_EXERCISE_. Retype these lines and no others: the line holding "Clone this chart in matplotlib.", the line holding "plt.rcParams['font.family'] = ['Lato', 'DejaVu", and all lines between them. Pictures stay out.

_DATA FOR THIS TASK_.

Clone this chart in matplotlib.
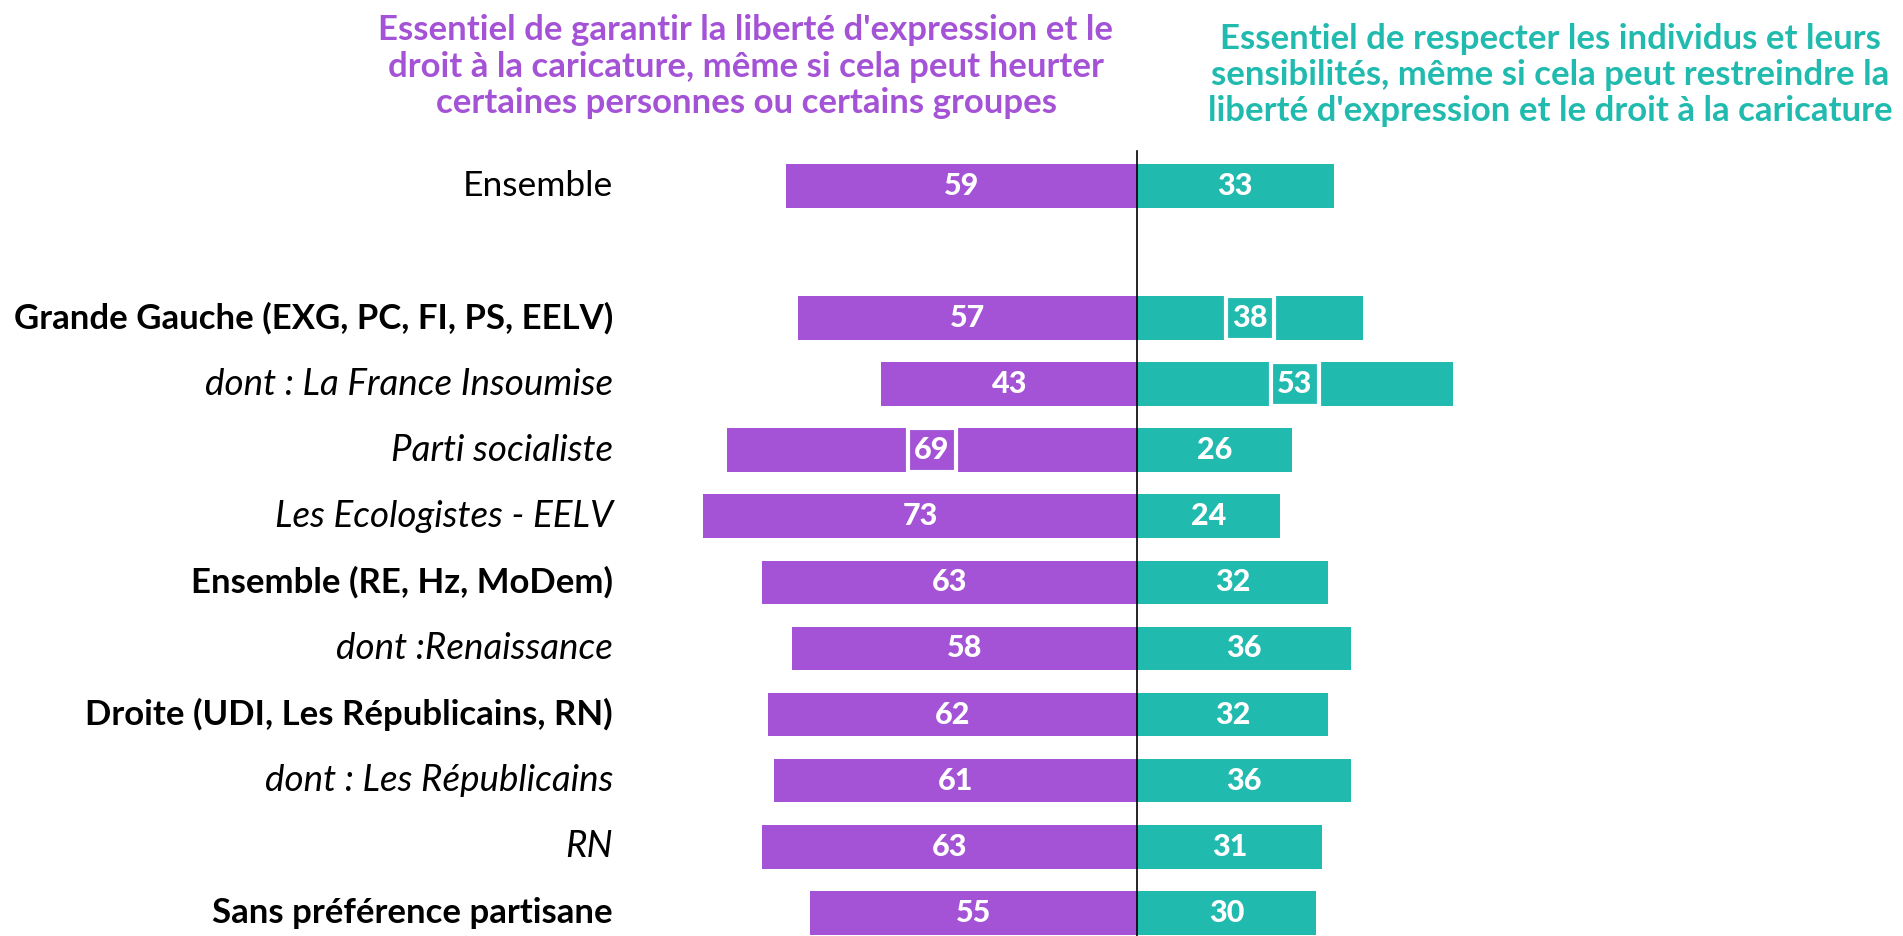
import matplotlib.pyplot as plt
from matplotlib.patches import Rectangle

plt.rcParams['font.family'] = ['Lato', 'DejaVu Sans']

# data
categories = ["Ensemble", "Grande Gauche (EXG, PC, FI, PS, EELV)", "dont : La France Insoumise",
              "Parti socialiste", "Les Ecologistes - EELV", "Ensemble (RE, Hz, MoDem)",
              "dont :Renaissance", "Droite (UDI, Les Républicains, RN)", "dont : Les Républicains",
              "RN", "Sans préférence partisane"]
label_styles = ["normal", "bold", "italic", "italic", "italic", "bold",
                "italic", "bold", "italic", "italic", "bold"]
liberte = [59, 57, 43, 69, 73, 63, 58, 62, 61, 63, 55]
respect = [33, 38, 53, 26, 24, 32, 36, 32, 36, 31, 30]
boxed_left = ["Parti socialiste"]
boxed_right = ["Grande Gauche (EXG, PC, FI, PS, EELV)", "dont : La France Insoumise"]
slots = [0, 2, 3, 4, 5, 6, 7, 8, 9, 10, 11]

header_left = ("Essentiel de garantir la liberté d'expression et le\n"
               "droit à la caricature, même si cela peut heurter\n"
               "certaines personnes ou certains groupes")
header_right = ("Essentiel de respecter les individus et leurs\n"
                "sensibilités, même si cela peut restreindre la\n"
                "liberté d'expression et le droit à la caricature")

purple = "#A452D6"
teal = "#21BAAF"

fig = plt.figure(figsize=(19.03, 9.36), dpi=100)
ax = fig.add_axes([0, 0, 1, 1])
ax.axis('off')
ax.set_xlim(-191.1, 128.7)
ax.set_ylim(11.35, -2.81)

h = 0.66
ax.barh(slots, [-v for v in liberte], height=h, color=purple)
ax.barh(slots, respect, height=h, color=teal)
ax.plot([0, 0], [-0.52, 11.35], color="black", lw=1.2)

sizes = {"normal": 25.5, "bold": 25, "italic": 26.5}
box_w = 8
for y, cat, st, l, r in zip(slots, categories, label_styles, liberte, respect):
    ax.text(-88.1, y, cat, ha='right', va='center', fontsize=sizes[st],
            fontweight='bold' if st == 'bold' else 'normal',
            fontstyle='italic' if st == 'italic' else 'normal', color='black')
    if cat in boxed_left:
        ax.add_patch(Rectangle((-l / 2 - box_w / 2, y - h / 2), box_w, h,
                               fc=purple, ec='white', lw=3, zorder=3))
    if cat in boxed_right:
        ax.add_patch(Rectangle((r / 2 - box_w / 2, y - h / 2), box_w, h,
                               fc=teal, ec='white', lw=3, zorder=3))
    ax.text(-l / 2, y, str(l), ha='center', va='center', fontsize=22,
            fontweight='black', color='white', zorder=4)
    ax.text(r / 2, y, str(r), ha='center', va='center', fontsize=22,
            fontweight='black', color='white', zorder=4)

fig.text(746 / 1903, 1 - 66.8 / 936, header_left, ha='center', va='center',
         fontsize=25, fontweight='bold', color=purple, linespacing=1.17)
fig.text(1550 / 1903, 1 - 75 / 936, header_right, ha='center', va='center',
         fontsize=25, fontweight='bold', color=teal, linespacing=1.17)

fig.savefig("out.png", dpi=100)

--

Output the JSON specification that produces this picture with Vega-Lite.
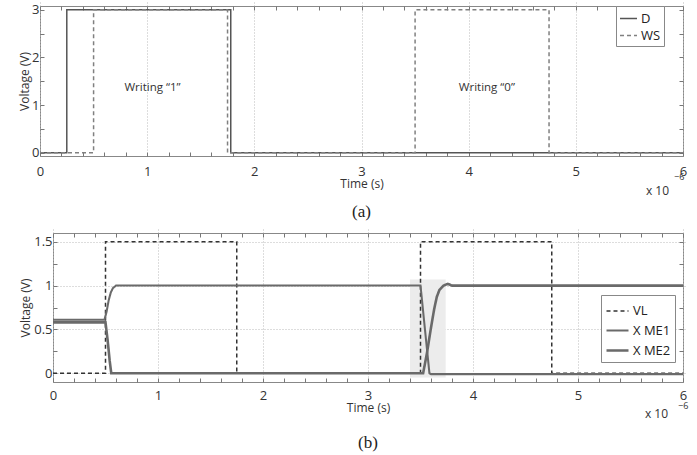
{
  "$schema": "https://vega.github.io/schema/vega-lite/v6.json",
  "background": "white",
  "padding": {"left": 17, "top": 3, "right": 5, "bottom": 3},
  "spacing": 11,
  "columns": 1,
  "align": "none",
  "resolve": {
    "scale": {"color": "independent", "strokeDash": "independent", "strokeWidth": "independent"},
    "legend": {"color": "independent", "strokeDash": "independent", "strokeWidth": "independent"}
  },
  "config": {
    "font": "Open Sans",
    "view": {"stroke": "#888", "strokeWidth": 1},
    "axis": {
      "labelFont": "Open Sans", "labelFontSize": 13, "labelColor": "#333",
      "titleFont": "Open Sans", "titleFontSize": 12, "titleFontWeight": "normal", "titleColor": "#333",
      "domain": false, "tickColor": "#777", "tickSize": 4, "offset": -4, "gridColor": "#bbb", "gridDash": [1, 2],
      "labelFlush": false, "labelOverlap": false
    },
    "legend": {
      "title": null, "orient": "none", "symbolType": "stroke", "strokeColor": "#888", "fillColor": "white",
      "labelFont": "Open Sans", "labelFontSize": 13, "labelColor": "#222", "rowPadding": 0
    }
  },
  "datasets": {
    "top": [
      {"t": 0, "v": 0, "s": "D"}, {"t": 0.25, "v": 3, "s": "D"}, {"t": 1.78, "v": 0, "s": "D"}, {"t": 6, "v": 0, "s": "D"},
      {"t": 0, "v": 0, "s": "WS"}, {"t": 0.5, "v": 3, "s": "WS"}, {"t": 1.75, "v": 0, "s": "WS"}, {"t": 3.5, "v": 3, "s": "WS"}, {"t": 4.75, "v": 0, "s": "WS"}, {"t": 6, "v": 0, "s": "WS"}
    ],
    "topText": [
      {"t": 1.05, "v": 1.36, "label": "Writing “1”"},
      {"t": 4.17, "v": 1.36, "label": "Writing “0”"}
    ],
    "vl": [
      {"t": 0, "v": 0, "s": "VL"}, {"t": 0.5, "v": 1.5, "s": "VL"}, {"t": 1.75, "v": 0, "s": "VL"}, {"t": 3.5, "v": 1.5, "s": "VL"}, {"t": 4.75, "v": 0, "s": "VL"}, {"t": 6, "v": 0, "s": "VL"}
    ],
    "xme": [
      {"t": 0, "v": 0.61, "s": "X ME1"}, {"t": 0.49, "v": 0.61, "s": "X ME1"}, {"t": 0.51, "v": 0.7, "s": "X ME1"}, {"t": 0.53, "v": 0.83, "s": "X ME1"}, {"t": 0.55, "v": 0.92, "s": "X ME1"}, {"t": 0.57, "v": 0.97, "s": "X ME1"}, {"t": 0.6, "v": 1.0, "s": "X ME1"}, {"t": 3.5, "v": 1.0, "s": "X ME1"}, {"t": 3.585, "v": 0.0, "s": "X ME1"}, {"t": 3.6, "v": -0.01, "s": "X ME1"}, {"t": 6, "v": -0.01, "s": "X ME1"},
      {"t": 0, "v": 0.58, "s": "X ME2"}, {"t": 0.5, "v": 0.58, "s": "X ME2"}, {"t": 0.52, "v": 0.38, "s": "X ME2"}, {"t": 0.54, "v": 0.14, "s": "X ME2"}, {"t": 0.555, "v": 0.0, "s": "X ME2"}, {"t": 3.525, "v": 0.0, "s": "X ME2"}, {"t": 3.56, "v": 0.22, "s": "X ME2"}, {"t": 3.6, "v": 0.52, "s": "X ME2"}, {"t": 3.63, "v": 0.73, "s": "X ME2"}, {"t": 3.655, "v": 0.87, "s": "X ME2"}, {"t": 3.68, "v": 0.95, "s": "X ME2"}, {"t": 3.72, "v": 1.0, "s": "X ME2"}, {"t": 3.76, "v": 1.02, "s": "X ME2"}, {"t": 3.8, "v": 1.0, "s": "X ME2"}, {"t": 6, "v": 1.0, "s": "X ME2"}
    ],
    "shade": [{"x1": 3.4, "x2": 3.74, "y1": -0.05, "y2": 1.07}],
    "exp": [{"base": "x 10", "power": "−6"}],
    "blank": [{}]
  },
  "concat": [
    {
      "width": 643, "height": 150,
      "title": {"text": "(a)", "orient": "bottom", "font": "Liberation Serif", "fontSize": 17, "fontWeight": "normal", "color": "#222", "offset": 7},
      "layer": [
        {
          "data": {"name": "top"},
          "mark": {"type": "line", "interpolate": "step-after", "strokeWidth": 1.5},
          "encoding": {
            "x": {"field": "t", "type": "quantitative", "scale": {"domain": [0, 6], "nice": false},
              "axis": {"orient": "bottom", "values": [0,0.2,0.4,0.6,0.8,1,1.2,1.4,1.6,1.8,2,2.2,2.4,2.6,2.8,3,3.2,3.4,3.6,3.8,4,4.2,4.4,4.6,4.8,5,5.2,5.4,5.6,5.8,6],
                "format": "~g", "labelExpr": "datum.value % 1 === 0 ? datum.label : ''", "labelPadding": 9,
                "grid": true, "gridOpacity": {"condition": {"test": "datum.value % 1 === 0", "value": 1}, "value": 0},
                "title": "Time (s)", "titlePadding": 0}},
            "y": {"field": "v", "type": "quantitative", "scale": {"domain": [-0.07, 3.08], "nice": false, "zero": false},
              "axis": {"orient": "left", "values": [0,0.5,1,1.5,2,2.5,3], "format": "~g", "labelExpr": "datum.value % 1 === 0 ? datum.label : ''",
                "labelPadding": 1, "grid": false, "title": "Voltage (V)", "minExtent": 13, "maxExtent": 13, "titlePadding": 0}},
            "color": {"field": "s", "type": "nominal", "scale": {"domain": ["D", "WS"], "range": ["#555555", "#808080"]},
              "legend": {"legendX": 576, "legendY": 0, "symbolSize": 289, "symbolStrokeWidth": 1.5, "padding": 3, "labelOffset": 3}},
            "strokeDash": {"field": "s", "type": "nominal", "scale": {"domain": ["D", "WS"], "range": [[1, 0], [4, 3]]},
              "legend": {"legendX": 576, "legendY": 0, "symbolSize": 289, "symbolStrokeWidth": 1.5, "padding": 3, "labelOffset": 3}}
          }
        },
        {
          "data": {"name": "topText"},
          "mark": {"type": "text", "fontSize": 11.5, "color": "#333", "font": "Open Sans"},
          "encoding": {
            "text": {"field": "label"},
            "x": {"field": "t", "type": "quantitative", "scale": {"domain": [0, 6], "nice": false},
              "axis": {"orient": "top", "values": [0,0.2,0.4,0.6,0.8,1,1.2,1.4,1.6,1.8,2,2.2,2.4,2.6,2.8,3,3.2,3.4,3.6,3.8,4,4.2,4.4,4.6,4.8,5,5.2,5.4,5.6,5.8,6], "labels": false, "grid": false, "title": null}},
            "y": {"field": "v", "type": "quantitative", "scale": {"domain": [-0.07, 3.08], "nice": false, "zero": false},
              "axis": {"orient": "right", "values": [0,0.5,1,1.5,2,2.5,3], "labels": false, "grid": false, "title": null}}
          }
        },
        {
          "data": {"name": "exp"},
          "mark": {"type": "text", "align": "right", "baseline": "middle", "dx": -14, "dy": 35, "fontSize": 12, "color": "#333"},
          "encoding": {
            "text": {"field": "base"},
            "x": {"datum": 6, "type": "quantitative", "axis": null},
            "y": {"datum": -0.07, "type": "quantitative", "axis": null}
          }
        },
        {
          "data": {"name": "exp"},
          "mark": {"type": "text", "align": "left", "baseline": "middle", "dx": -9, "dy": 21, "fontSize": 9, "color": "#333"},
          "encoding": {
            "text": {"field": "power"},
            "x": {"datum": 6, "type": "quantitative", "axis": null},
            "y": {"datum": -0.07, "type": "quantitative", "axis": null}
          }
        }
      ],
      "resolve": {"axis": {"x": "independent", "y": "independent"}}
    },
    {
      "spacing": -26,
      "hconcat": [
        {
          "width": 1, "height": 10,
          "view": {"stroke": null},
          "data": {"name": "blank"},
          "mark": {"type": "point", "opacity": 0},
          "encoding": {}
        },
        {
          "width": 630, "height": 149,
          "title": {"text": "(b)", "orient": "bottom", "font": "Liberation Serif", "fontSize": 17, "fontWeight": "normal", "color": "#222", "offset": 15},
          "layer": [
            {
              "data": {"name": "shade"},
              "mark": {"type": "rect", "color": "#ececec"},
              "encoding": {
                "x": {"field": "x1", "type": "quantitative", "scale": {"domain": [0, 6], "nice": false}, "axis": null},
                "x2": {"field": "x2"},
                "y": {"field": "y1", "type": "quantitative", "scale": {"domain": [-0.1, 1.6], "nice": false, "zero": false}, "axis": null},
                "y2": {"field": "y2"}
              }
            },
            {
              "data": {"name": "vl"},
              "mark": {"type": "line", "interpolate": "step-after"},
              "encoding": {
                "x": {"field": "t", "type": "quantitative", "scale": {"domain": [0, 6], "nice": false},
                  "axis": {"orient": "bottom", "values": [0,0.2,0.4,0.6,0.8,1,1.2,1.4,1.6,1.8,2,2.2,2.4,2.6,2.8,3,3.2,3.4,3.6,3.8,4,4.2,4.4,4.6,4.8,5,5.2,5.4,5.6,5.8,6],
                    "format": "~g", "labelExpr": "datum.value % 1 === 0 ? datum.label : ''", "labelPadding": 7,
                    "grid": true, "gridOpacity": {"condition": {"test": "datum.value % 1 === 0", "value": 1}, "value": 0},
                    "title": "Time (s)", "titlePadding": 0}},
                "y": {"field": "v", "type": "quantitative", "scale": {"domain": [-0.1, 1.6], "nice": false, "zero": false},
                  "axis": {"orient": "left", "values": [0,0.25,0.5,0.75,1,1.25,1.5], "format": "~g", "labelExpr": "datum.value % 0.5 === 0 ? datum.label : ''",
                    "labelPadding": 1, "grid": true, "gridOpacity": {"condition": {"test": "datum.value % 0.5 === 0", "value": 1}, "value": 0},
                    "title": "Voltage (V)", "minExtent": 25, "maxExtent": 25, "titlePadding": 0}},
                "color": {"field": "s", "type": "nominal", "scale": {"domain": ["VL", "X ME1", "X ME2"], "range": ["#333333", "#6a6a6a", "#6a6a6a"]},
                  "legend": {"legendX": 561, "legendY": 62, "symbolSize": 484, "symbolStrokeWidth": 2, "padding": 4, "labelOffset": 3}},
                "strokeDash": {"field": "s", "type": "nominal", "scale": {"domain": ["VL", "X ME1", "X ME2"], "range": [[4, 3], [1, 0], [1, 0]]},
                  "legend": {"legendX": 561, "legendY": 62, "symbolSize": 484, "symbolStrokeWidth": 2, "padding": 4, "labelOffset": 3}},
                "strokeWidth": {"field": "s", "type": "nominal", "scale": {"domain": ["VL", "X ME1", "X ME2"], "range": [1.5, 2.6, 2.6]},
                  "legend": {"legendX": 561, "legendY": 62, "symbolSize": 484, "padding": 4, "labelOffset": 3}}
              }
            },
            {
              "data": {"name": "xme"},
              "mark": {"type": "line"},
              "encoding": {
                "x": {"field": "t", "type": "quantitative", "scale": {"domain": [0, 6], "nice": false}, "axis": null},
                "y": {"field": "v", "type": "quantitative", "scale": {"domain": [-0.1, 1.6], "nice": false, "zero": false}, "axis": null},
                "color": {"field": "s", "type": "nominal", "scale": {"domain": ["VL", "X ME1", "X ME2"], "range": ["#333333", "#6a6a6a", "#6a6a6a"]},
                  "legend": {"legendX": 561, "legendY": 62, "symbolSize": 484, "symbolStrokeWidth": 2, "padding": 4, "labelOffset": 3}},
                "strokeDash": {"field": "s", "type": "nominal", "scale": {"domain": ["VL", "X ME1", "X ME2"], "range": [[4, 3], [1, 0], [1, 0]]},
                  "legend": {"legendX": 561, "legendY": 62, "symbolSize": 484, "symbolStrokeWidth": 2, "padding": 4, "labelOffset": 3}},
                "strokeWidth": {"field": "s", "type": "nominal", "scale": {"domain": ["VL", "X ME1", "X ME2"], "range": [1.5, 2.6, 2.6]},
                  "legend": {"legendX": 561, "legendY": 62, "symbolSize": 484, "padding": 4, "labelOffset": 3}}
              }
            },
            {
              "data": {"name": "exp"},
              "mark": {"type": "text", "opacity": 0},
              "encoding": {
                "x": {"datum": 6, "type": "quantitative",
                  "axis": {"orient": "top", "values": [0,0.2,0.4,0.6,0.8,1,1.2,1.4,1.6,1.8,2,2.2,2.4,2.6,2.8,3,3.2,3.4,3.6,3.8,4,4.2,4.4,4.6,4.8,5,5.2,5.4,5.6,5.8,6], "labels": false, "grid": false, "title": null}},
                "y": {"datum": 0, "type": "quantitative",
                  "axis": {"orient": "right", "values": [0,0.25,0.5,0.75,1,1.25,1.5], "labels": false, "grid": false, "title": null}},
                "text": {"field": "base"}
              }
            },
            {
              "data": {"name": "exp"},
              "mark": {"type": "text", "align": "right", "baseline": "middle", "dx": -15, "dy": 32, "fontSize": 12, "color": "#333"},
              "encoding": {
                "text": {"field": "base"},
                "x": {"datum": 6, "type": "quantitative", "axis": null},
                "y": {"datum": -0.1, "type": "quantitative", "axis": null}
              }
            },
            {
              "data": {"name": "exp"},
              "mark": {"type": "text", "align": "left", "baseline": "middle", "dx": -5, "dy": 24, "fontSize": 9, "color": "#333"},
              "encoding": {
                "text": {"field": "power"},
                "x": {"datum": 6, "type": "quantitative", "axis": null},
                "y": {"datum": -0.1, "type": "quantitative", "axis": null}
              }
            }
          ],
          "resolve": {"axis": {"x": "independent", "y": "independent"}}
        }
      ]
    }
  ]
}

--

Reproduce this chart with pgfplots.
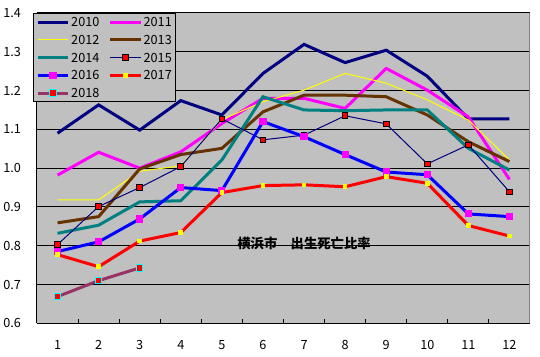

_ANSWER TO THE PROBLEM_.
Clone this chart in matplotlib.
import matplotlib.pyplot as plt
from matplotlib.patches import Rectangle

plt.rcParams['font.family'] = ['Lato', 'DejaVu Sans']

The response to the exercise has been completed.